» SHORT PROBLEM
Write the data below out exactly as it stands. Do not include the pictures.

» RECORDED DATA
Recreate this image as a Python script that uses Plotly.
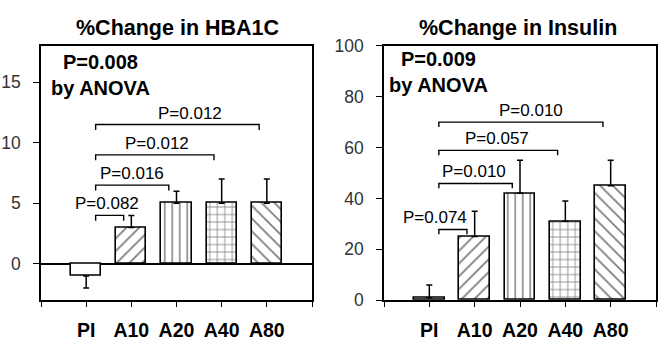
import plotly.graph_objects as go

categories = ["PI", "A10", "A20", "A40", "A80"]

hba1c_values = [-1, 3, 5, 5, 5]
hba1c_err = [1, 1, 1, 2, 2]
hba1c_pvals = ["P=0.082", "P=0.016", "P=0.012", "P=0.012"]
hba1c_bracket_y = [4.0, 6.5, 9.0, 11.5]
hba1c_label_x = [0.47, 1.02, 1.56, 2.29]
hba1c_anova = "P=0.008"

insulin_values = [1, 25, 42, 31, 45]
insulin_err = [5, 10, 13, 8, 10]
insulin_pvals = ["P=0.074", "P=0.010", "P=0.057", "P=0.010"]
insulin_bracket_y = [27.8, 45.9, 58.9, 70.0]
insulin_label_x = [0.13, 0.98, 1.49, 2.24]
insulin_anova = "P=0.009"

patterns = ["", "/", "|", "+", "\\"]
pattern_sizes = [8, 9, 7.5, 7.5, 9]

FONT = "Arial, Liberation Sans, sans-serif"

fig = go.Figure()
xpos = list(range(len(categories)))


def add_panel(values, errs, pvals, br_y, lab_x, anova, xa, ya, drop, xdom_ref, ydom_ref, anova_xy, title, title_x):
    plus = [e if v >= 0 else 0 for v, e in zip(values, errs)]
    minus = [e if v < 0 else 0 for v, e in zip(values, errs)]
    fig.add_trace(go.Bar(
        x=xpos, y=values, width=0.67, xaxis=xa, yaxis=ya,
        marker=dict(color="white", line=dict(color="black", width=1.6),
                    pattern=dict(shape=patterns, size=pattern_sizes, solidity=0.2,
                                 fgcolor="black", bgcolor="white", fillmode="overlay")),
        error_y=dict(type="data", symmetric=False, array=plus, arrayminus=minus,
                     color="black", thickness=1.5, width=3),
        showlegend=False, hoverinfo="skip"))
    for i, (p, h, lx) in enumerate(zip(pvals, br_y, lab_x)):
        x0 = 0.21
        x1 = (i + 1) - 0.17
        fig.add_trace(go.Scatter(
            x=[x0, x0, x1, x1], y=[h - drop, h, h, h - drop], mode="lines",
            line=dict(color="black", width=1.4), xaxis=xa, yaxis=ya,
            showlegend=False, hoverinfo="skip"))
        fig.add_annotation(x=lx, y=h, xref=xa, yref=ya, text=p, showarrow=False,
                           yanchor="bottom", xanchor="center",
                           font=dict(family=FONT, size=17, color="#000"))
    fig.add_annotation(x=anova_xy[0], y=anova_xy[1], xref=xdom_ref, yref=ydom_ref,
                       text="<b>%s<br>by ANOVA</b>" % anova, showarrow=False,
                       xanchor="center", yanchor="middle",
                       font=dict(family=FONT, size=20, color="#000"))
    fig.add_annotation(x=title_x, y=1 - 19.5 / 346, xref="paper", yref="paper",
                       text="<b>%s</b>" % title, showarrow=False,
                       xanchor="center", yanchor="middle",
                       font=dict(family=FONT, size=21.5, color="#000"))


add_panel(hba1c_values, hba1c_err, hba1c_pvals, hba1c_bracket_y, hba1c_label_x,
          hba1c_anova, "x", "y", 0.45, "x domain", "y domain", (0.221, 0.887),
          "%Change in HBA1C", 177.5 / 665)
add_panel(insulin_values, insulin_err, insulin_pvals, insulin_bracket_y, insulin_label_x,
          insulin_anova, "x2", "y2", 1.9, "x2 domain", "y2 domain", (0.202, 0.898),
          "%Change in Insulin", 518 / 665)

tickvals = [-1] + xpos + [len(categories)]
ticktext = [""] + ["<b>%s</b>" % c for c in categories] + [""]

xcommon = dict(range=[-1, 5], tickvals=tickvals, ticktext=ticktext, showgrid=False,
               zeroline=False, showline=True, linecolor="black", linewidth=1.5, mirror=True,
               ticks="outside", ticklen=5, tickwidth=1.2, tickcolor="black",
               tickfont=dict(family=FONT, size=19.5, color="#000"), ticklabelstandoff=7)
ycommon = dict(showgrid=False, showline=True, linecolor="black", linewidth=1.5, mirror=True,
               ticks="outside", ticklen=6, tickwidth=1.2, tickcolor="black",
               tickfont=dict(family=FONT, size=17.5, color="#333"), ticklabelstandoff=9)

fig.update_layout(
    width=665, height=346, margin=dict(l=0, r=0, t=0, b=0),
    paper_bgcolor="white", plot_bgcolor="white", bargap=0,
    xaxis=dict(domain=[41 / 665, 312 / 665], anchor="y", **xcommon),
    yaxis=dict(domain=[1 - 308 / 346, 1 - 38 / 346], anchor="x", range=[-3, 18],
               tickvals=[0, 5, 10, 15], zeroline=True, zerolinecolor="black",
               zerolinewidth=1.5, **ycommon),
    xaxis2=dict(domain=[384 / 665, 656 / 665], anchor="y2", **xcommon),
    yaxis2=dict(domain=[1 - 308 / 346, 1 - 38 / 346], anchor="x2", range=[0, 100],
                tickvals=[0, 20, 40, 60, 80, 100], zeroline=False, **ycommon),
)

fig.write_html("out.html")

» OUTPUT OF THE EXERCISE
Recreate this image as a Python script that uses Plotly.
import plotly.graph_objects as go

categories = ["PI", "A10", "A20", "A40", "A80"]

hba1c_values = [-1, 3, 5, 5, 5]
hba1c_err = [1, 1, 1, 2, 2]
hba1c_pvals = ["P=0.082", "P=0.016", "P=0.012", "P=0.012"]
hba1c_bracket_y = [4.0, 6.5, 9.0, 11.5]
hba1c_label_x = [0.47, 1.02, 1.56, 2.29]
hba1c_anova = "P=0.008"

insulin_values = [1, 25, 42, 31, 45]
insulin_err = [5, 10, 13, 8, 10]
insulin_pvals = ["P=0.074", "P=0.010", "P=0.057", "P=0.010"]
insulin_bracket_y = [27.8, 45.9, 58.9, 70.0]
insulin_label_x = [0.13, 0.98, 1.49, 2.24]
insulin_anova = "P=0.009"

patterns = ["", "/", "|", "+", "\\"]
pattern_sizes = [8, 9, 7.5, 7.5, 9]

FONT = "Arial, Liberation Sans, sans-serif"

fig = go.Figure()
xpos = list(range(len(categories)))


def add_panel(values, errs, pvals, br_y, lab_x, anova, xa, ya, drop, xdom_ref, ydom_ref, anova_xy, title, title_x):
    plus = [e if v >= 0 else 0 for v, e in zip(values, errs)]
    minus = [e if v < 0 else 0 for v, e in zip(values, errs)]
    fig.add_trace(go.Bar(
        x=xpos, y=values, width=0.67, xaxis=xa, yaxis=ya,
        marker=dict(color="white", line=dict(color="black", width=1.6),
                    pattern=dict(shape=patterns, size=pattern_sizes, solidity=0.2,
                                 fgcolor="black", bgcolor="white", fillmode="overlay")),
        error_y=dict(type="data", symmetric=False, array=plus, arrayminus=minus,
                     color="black", thickness=1.5, width=3),
        showlegend=False, hoverinfo="skip"))
    for i, (p, h, lx) in enumerate(zip(pvals, br_y, lab_x)):
        x0 = 0.21
        x1 = (i + 1) - 0.17
        fig.add_trace(go.Scatter(
            x=[x0, x0, x1, x1], y=[h - drop, h, h, h - drop], mode="lines",
            line=dict(color="black", width=1.4), xaxis=xa, yaxis=ya,
            showlegend=False, hoverinfo="skip"))
        fig.add_annotation(x=lx, y=h, xref=xa, yref=ya, text=p, showarrow=False,
                           yanchor="bottom", xanchor="center",
                           font=dict(family=FONT, size=17, color="#000"))
    fig.add_annotation(x=anova_xy[0], y=anova_xy[1], xref=xdom_ref, yref=ydom_ref,
                       text="<b>%s<br>by ANOVA</b>" % anova, showarrow=False,
                       xanchor="center", yanchor="middle",
                       font=dict(family=FONT, size=20, color="#000"))
    fig.add_annotation(x=title_x, y=1 - 19.5 / 346, xref="paper", yref="paper",
                       text="<b>%s</b>" % title, showarrow=False,
                       xanchor="center", yanchor="middle",
                       font=dict(family=FONT, size=21.5, color="#000"))


add_panel(hba1c_values, hba1c_err, hba1c_pvals, hba1c_bracket_y, hba1c_label_x,
          hba1c_anova, "x", "y", 0.45, "x domain", "y domain", (0.221, 0.887),
          "%Change in HBA1C", 177.5 / 665)
add_panel(insulin_values, insulin_err, insulin_pvals, insulin_bracket_y, insulin_label_x,
          insulin_anova, "x2", "y2", 1.9, "x2 domain", "y2 domain", (0.202, 0.898),
          "%Change in Insulin", 518 / 665)

tickvals = [-1] + xpos + [len(categories)]
ticktext = [""] + ["<b>%s</b>" % c for c in categories] + [""]

xcommon = dict(range=[-1, 5], tickvals=tickvals, ticktext=ticktext, showgrid=False,
               zeroline=False, showline=True, linecolor="black", linewidth=1.5, mirror=True,
               ticks="outside", ticklen=5, tickwidth=1.2, tickcolor="black",
               tickfont=dict(family=FONT, size=19.5, color="#000"), ticklabelstandoff=7)
ycommon = dict(showgrid=False, showline=True, linecolor="black", linewidth=1.5, mirror=True,
               ticks="outside", ticklen=6, tickwidth=1.2, tickcolor="black",
               tickfont=dict(family=FONT, size=17.5, color="#333"), ticklabelstandoff=9)

fig.update_layout(
    width=665, height=346, margin=dict(l=0, r=0, t=0, b=0),
    paper_bgcolor="white", plot_bgcolor="white", bargap=0,
    xaxis=dict(domain=[41 / 665, 312 / 665], anchor="y", **xcommon),
    yaxis=dict(domain=[1 - 308 / 346, 1 - 38 / 346], anchor="x", range=[-3, 18],
               tickvals=[0, 5, 10, 15], zeroline=True, zerolinecolor="black",
               zerolinewidth=1.5, **ycommon),
    xaxis2=dict(domain=[384 / 665, 656 / 665], anchor="y2", **xcommon),
    yaxis2=dict(domain=[1 - 308 / 346, 1 - 38 / 346], anchor="x2", range=[0, 100],
                tickvals=[0, 20, 40, 60, 80, 100], zeroline=False, **ycommon),
)

fig.write_html("out.html")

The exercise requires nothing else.